What needs to be done: Your task is to retype the lines from the opening of the material through the line that includes "return xs, ys, zs, i, j, k". Do not copy the pictures.

Source material:
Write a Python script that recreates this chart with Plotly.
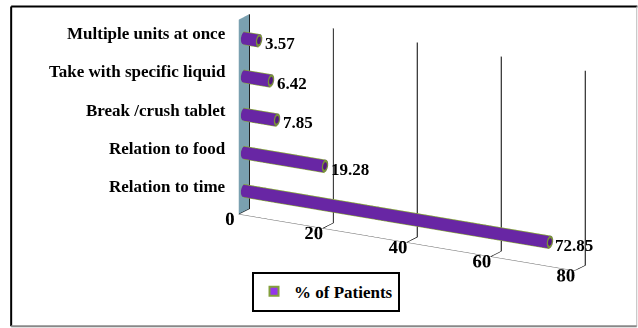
import numpy as np
import plotly.graph_objects as go

# Adherence instruction categories (bottom to top) and share of patients
categories = ["Relation to time", "Relation to food", "Break /crush tablet",
              "Take with specific liquid", "Multiple units at once"]
percent = [72.85, 19.28, 7.85, 6.42, 3.57]
value_ticks = [0, 20, 40, 60, 80]
series_name = "% of Patients"

PURPLE = "#9436ea"
PURPLE_DARK = "#5b1a8c"
GREEN = "#84a03c"
WALL = "rgb(122,160,176)"
FONT = dict(family="Liberation Serif", size=17, color="black", weight="bold")
TICK_FONT = dict(family="Liberation Serif", size=15, color="black", weight="bold")

# scene geometry (orthographic view: overall size follows the aspect ratio)
X_RANGE = [0, 80]
Y_RANGE = [0, 1]
Z_RANGE = [-0.55, 4.55]
SCALE = 1.36
ASPECT = dict(x=2.0 * SCALE, y=0.11 * SCALE, z=1.05 * SCALE)
Y_MID = 0.5
R_DISPLAY = 0.045  # cylinder radius in normalised scene units
ry = R_DISPLAY * (Y_RANGE[1] - Y_RANGE[0]) / ASPECT["y"]
rz = R_DISPLAY * (Z_RANGE[1] - Z_RANGE[0]) / ASPECT["z"]
ry = min(ry, 0.45)

fig = go.Figure()

n_seg = 36
theta = np.linspace(0, 2 * np.pi, n_seg, endpoint=False)


def ring_mesh(xa, xb, zc, r_a, r_b):
    """Triangles joining two rings: a tube when xa != xb, an annulus when xa == xb."""
    xs, ys, zs = [], [], []
    for xv, rr in ((xa, r_a), (xb, r_b)):
        xs += [xv] * n_seg
        ys += list(Y_MID + ry * rr * np.cos(theta))
        zs += list(zc + rz * rr * np.sin(theta))
    i, j, k = [], [], []
    for s in range(n_seg):
        a, b = s, (s + 1) % n_seg
        i += [a, b]
        j += [b, b + n_seg]
        k += [a + n_seg, a + n_seg]
    return xs, ys, zs, i, j, k


for idx, (cat, val) in enumerate(zip(categories, percent)):
    zc = idx
    x, y, z, i, j, k = ring_mesh(0.0, val, zc, 1.0, 1.0)
    fig.add_trace(go.Mesh3d(
        x=x, y=y, z=z, i=i, j=j, k=k, color=PURPLE, flatshading=False,
        lighting=dict(ambient=0.7, diffuse=0.6, specular=0.4, roughness=0.4, fresnel=0.1),
        lightposition=dict(x=0, y=-1000, z=3000),
        hoverinfo="skip", showlegend=False))
    # end caps: green rim with a purple centre
    for xv in (0.0, val):
        x, y, z, i, j, k = ring_mesh(xv, xv, zc, 0.6, 1.0)
        fig.add_trace(go.Mesh3d(x=x, y=y, z=z, i=i, j=j, k=k, color=GREEN,
                                lighting=dict(ambient=0.9, diffuse=0.2),
                                hoverinfo="skip", showlegend=False))
        x, y, z, i, j, k = ring_mesh(xv, xv, zc, 0.0, 0.6)
        fig.add_trace(go.Mesh3d(x=x, y=y, z=z, i=i, j=j, k=k, color=PURPLE_DARK,
                                lighting=dict(ambient=0.9, diffuse=0.2),
                                hoverinfo="skip", showlegend=False))
    # green outline along the top and bottom of each bar
    for sgn in (1, -1):
        fig.add_trace(go.Scatter3d(
            x=[0, val], y=[Y_MID - 0.15 * ry, Y_MID - 0.15 * ry],
            z=[zc + sgn * rz * 1.03] * 2, mode="lines",
            line=dict(color=GREEN, width=2), hoverinfo="skip", showlegend=False))

# legend entry
fig.add_trace(go.Scatter3d(
    x=[None], y=[None], z=[None], mode="markers", name=series_name,
    marker=dict(symbol="square", size=9, color=PURPLE, line=dict(color=GREEN, width=2)),
    showlegend=True))

annotations = []
for idx, (cat, val) in enumerate(zip(categories, percent)):
    annotations.append(dict(x=val, y=Y_MID, z=idx, text=f"{val:.2f}", showarrow=False,
                            xanchor="left", xshift=4, yshift=-3, font=FONT))
    annotations.append(dict(x=0, y=0, z=idx, text=cat, showarrow=False,
                            xanchor="right", xshift=-10, yshift=7, font=FONT))

axis_common = dict(showspikes=False, title=dict(text=""), zeroline=False)
fig.update_layout(
    width=638, height=328,
    margin=dict(l=0, r=0, t=0, b=0),
    paper_bgcolor="white",
    font=FONT,
    scene=dict(
        domain=dict(x=[0.335, 0.955], y=[0.13, 1.0]),
        aspectmode="manual", aspectratio=ASPECT,
        camera=dict(eye=dict(x=0.80, y=-1.39, z=0.49), center=dict(x=0, y=0, z=0),
                    up=dict(x=0, y=0, z=1), projection=dict(type="orthographic")),
        xaxis=dict(range=X_RANGE, tickvals=value_ticks, ticks="", tickangle=0, showgrid=True,
                   gridcolor="black", gridwidth=2, showline=True, linecolor="#666",
                   showbackground=True, backgroundcolor=WALL,
                   tickfont=TICK_FONT, **axis_common),
        yaxis=dict(range=Y_RANGE, showticklabels=False, showgrid=False, ticks="",
                   showline=True, linecolor="#888", showbackground=False, **axis_common),
        zaxis=dict(range=Z_RANGE, showticklabels=False, showgrid=False, ticks="",
                   showline=False, showbackground=False, **axis_common),
        annotations=annotations,
    ),
    legend=dict(orientation="h", x=0.511, xanchor="center", y=0.111, yanchor="middle",
                bordercolor="black", borderwidth=2, font=FONT, bgcolor="white"),
    shapes=[
        dict(type="line", xref="paper", yref="paper", x0=0.0175, x1=0.0175, y0=0.005, y1=0.98,
             line=dict(color="black", width=2)),
        dict(type="line", xref="paper", yref="paper", x0=0.0175, x1=0.999, y0=0.98, y1=0.98,
             line=dict(color="black", width=2)),
        dict(type="line", xref="paper", yref="paper", x0=0.998, x1=0.998, y0=0.005, y1=0.98,
             line=dict(color="#bbbbbb", width=1)),
        dict(type="line", xref="paper", yref="paper", x0=0.0175, x1=0.998, y0=0.005, y1=0.005,
             line=dict(color="#888888", width=2)),
    ],
)

fig.write_html("out.html")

Task answer:
Write a Python script that recreates this chart with Plotly.
import numpy as np
import plotly.graph_objects as go

# Adherence instruction categories (bottom to top) and share of patients
categories = ["Relation to time", "Relation to food", "Break /crush tablet",
              "Take with specific liquid", "Multiple units at once"]
percent = [72.85, 19.28, 7.85, 6.42, 3.57]
value_ticks = [0, 20, 40, 60, 80]
series_name = "% of Patients"

PURPLE = "#9436ea"
PURPLE_DARK = "#5b1a8c"
GREEN = "#84a03c"
WALL = "rgb(122,160,176)"
FONT = dict(family="Liberation Serif", size=17, color="black", weight="bold")
TICK_FONT = dict(family="Liberation Serif", size=15, color="black", weight="bold")

# scene geometry (orthographic view: overall size follows the aspect ratio)
X_RANGE = [0, 80]
Y_RANGE = [0, 1]
Z_RANGE = [-0.55, 4.55]
SCALE = 1.36
ASPECT = dict(x=2.0 * SCALE, y=0.11 * SCALE, z=1.05 * SCALE)
Y_MID = 0.5
R_DISPLAY = 0.045  # cylinder radius in normalised scene units
ry = R_DISPLAY * (Y_RANGE[1] - Y_RANGE[0]) / ASPECT["y"]
rz = R_DISPLAY * (Z_RANGE[1] - Z_RANGE[0]) / ASPECT["z"]
ry = min(ry, 0.45)

fig = go.Figure()

n_seg = 36
theta = np.linspace(0, 2 * np.pi, n_seg, endpoint=False)


def ring_mesh(xa, xb, zc, r_a, r_b):
    """Triangles joining two rings: a tube when xa != xb, an annulus when xa == xb."""
    xs, ys, zs = [], [], []
    for xv, rr in ((xa, r_a), (xb, r_b)):
        xs += [xv] * n_seg
        ys += list(Y_MID + ry * rr * np.cos(theta))
        zs += list(zc + rz * rr * np.sin(theta))
    i, j, k = [], [], []
    for s in range(n_seg):
        a, b = s, (s + 1) % n_seg
        i += [a, b]
        j += [b, b + n_seg]
        k += [a + n_seg, a + n_seg]
    return xs, ys, zs, i, j, k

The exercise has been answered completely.